**What is being asked**
Would you copy out the whole listing exactly as given?

**Material provided**
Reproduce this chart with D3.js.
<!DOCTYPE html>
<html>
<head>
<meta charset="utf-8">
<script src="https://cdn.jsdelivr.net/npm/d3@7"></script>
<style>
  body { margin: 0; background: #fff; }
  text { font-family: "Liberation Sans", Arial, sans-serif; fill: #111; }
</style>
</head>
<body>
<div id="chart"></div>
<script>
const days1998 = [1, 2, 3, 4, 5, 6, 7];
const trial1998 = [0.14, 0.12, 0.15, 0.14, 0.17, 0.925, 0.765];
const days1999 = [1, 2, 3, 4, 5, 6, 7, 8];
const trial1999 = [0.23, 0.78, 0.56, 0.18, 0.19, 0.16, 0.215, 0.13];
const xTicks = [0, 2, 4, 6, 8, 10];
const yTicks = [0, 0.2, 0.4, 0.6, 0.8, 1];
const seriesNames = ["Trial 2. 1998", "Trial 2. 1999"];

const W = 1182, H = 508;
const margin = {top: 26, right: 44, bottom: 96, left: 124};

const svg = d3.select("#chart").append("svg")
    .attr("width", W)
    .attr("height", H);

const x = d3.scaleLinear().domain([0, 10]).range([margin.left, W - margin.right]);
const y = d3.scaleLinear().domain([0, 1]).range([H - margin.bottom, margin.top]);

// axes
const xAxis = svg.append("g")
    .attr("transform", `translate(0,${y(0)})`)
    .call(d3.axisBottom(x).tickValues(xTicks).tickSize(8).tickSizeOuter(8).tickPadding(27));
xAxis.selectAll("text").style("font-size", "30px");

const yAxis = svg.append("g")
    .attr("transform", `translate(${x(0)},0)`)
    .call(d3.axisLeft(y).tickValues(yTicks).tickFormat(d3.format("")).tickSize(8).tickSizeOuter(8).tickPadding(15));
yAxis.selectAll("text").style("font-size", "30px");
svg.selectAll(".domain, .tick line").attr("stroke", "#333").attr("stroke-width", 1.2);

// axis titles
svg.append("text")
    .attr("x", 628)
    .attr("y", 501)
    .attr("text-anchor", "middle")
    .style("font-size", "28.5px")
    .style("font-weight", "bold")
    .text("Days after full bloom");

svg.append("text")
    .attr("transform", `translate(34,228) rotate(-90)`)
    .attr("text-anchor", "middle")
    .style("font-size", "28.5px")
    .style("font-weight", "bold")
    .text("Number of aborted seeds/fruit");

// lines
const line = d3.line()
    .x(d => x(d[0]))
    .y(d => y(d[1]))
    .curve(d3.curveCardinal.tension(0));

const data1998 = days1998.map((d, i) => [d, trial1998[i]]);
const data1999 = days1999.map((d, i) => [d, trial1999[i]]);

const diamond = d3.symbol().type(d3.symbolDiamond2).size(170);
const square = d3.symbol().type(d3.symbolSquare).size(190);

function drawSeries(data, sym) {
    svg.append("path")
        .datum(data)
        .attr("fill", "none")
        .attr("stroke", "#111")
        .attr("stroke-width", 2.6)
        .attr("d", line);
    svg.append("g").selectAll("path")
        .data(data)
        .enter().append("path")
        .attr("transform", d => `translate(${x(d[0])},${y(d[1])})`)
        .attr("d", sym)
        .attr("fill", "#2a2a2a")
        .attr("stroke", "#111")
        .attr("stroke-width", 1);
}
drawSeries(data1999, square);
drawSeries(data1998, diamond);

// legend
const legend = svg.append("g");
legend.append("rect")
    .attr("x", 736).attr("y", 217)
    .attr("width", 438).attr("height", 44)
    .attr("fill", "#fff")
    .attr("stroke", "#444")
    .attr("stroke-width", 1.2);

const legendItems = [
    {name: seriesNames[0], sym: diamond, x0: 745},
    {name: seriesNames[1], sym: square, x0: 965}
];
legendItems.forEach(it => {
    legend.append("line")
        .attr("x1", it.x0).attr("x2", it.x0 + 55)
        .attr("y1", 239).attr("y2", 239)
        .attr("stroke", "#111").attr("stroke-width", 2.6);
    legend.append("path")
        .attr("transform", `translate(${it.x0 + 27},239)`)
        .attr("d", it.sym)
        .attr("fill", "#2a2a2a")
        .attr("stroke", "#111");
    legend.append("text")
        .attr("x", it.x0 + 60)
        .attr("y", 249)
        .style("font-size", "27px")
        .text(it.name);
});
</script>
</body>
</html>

**Solution to this exercise**
Reproduce this chart with D3.js.
<!DOCTYPE html>
<html>
<head>
<meta charset="utf-8">
<script src="https://cdn.jsdelivr.net/npm/d3@7"></script>
<style>
  body { margin: 0; background: #fff; }
  text { font-family: "Liberation Sans", Arial, sans-serif; fill: #111; }
</style>
</head>
<body>
<div id="chart"></div>
<script>
const days1998 = [1, 2, 3, 4, 5, 6, 7];
const trial1998 = [0.14, 0.12, 0.15, 0.14, 0.17, 0.925, 0.765];
const days1999 = [1, 2, 3, 4, 5, 6, 7, 8];
const trial1999 = [0.23, 0.78, 0.56, 0.18, 0.19, 0.16, 0.215, 0.13];
const xTicks = [0, 2, 4, 6, 8, 10];
const yTicks = [0, 0.2, 0.4, 0.6, 0.8, 1];
const seriesNames = ["Trial 2. 1998", "Trial 2. 1999"];

const W = 1182, H = 508;
const margin = {top: 26, right: 44, bottom: 96, left: 124};

const svg = d3.select("#chart").append("svg")
    .attr("width", W)
    .attr("height", H);

const x = d3.scaleLinear().domain([0, 10]).range([margin.left, W - margin.right]);
const y = d3.scaleLinear().domain([0, 1]).range([H - margin.bottom, margin.top]);

// axes
const xAxis = svg.append("g")
    .attr("transform", `translate(0,${y(0)})`)
    .call(d3.axisBottom(x).tickValues(xTicks).tickSize(8).tickSizeOuter(8).tickPadding(27));
xAxis.selectAll("text").style("font-size", "30px");

const yAxis = svg.append("g")
    .attr("transform", `translate(${x(0)},0)`)
    .call(d3.axisLeft(y).tickValues(yTicks).tickFormat(d3.format("")).tickSize(8).tickSizeOuter(8).tickPadding(15));
yAxis.selectAll("text").style("font-size", "30px");
svg.selectAll(".domain, .tick line").attr("stroke", "#333").attr("stroke-width", 1.2);

// axis titles
svg.append("text")
    .attr("x", 628)
    .attr("y", 501)
    .attr("text-anchor", "middle")
    .style("font-size", "28.5px")
    .style("font-weight", "bold")
    .text("Days after full bloom");

svg.append("text")
    .attr("transform", `translate(34,228) rotate(-90)`)
    .attr("text-anchor", "middle")
    .style("font-size", "28.5px")
    .style("font-weight", "bold")
    .text("Number of aborted seeds/fruit");

// lines
const line = d3.line()
    .x(d => x(d[0]))
    .y(d => y(d[1]))
    .curve(d3.curveCardinal.tension(0));

const data1998 = days1998.map((d, i) => [d, trial1998[i]]);
const data1999 = days1999.map((d, i) => [d, trial1999[i]]);

const diamond = d3.symbol().type(d3.symbolDiamond2).size(170);
const square = d3.symbol().type(d3.symbolSquare).size(190);

function drawSeries(data, sym) {
    svg.append("path")
        .datum(data)
        .attr("fill", "none")
        .attr("stroke", "#111")
        .attr("stroke-width", 2.6)
        .attr("d", line);
    svg.append("g").selectAll("path")
        .data(data)
        .enter().append("path")
        .attr("transform", d => `translate(${x(d[0])},${y(d[1])})`)
        .attr("d", sym)
        .attr("fill", "#2a2a2a")
        .attr("stroke", "#111")
        .attr("stroke-width", 1);
}
drawSeries(data1999, square);
drawSeries(data1998, diamond);

// legend
const legend = svg.append("g");
legend.append("rect")
    .attr("x", 736).attr("y", 217)
    .attr("width", 438).attr("height", 44)
    .attr("fill", "#fff")
    .attr("stroke", "#444")
    .attr("stroke-width", 1.2);

const legendItems = [
    {name: seriesNames[0], sym: diamond, x0: 745},
    {name: seriesNames[1], sym: square, x0: 965}
];
legendItems.forEach(it => {
    legend.append("line")
        .attr("x1", it.x0).attr("x2", it.x0 + 55)
        .attr("y1", 239).attr("y2", 239)
        .attr("stroke", "#111").attr("stroke-width", 2.6);
    legend.append("path")
        .attr("transform", `translate(${it.x0 + 27},239)`)
        .attr("d", it.sym)
        .attr("fill", "#2a2a2a")
        .attr("stroke", "#111");
    legend.append("text")
        .attr("x", it.x0 + 60)
        .attr("y", 249)
        .style("font-size", "27px")
        .text(it.name);
});
</script>
</body>
</html>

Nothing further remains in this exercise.